Roshan and his friends in Thalaimannar, however, have no plans to go to India. “The revenue from fishing in the Northern Province alone is enough for taking care of the Tamils in the north,” he says. “We don’t need the support of the government; we just need diesel.”

Not many people share the view, though. Siana Ranjan of Thalaimannar says people were running out of options. “We had pledged all the gold we had to feed our families during the pandemic,” she says. “Now there is inflation, and there are no jobs. What do you think we can do? India is the only way out.”

Siana feels that only India can save them if the grim situation persists. “[Tamil Nadu] Chief Minister M.K. Stalin has promised to help us,” says Siana. “If he sends help, we would stay back here. Otherwise, we have to seek refuge in Tamil Nadu.”

Though the economic crisis is deepening, people in Mannar and parts of Northern and Eastern Provinces have not hit the streets in protest. They are not holding demonstrations, raising slogans and waving placards like the Sinhalese in the south. They are focused on wanting to find a better place to live a peaceful life; a place where they can get three square meals a day.

The Sri Lankan navy, however, is keeping an eagle eye on them. Intelligence reports in India estimate that at least 2,000 people Sri Lanka are waiting to enter India illegally.
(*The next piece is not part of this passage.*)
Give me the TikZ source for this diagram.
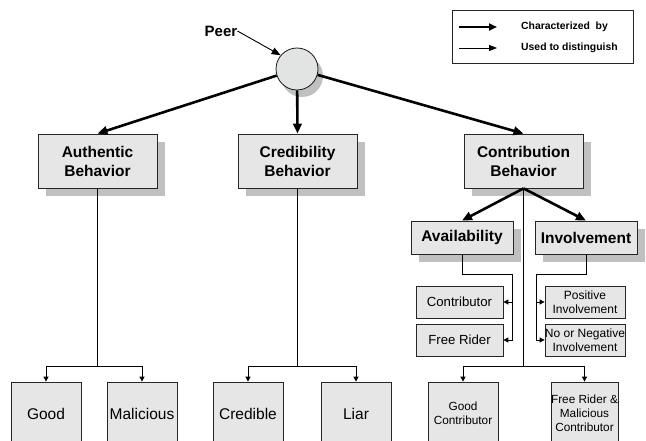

While people in the north and the east have to risk lives to reach India, upper middle-class families in Colombo are increasingly applying for visas to leave the country. The departure section at the Bandaranaike International Airport in Colombo has been busy of late. Flights to Chennai, Frankfurt, Singapore and Paris have been flying full in the past few days, thanks to Sri Lankan nationals who can afford to stay away from the country.

A Sinhalese couple that this writer met on the flight out of Colombo said they would be in Chennai on a tourist visa for at least a month. “We are not sure how things would change,” said Dinouk Wellikumbara, the husband. “But we can’t live in Colombo.”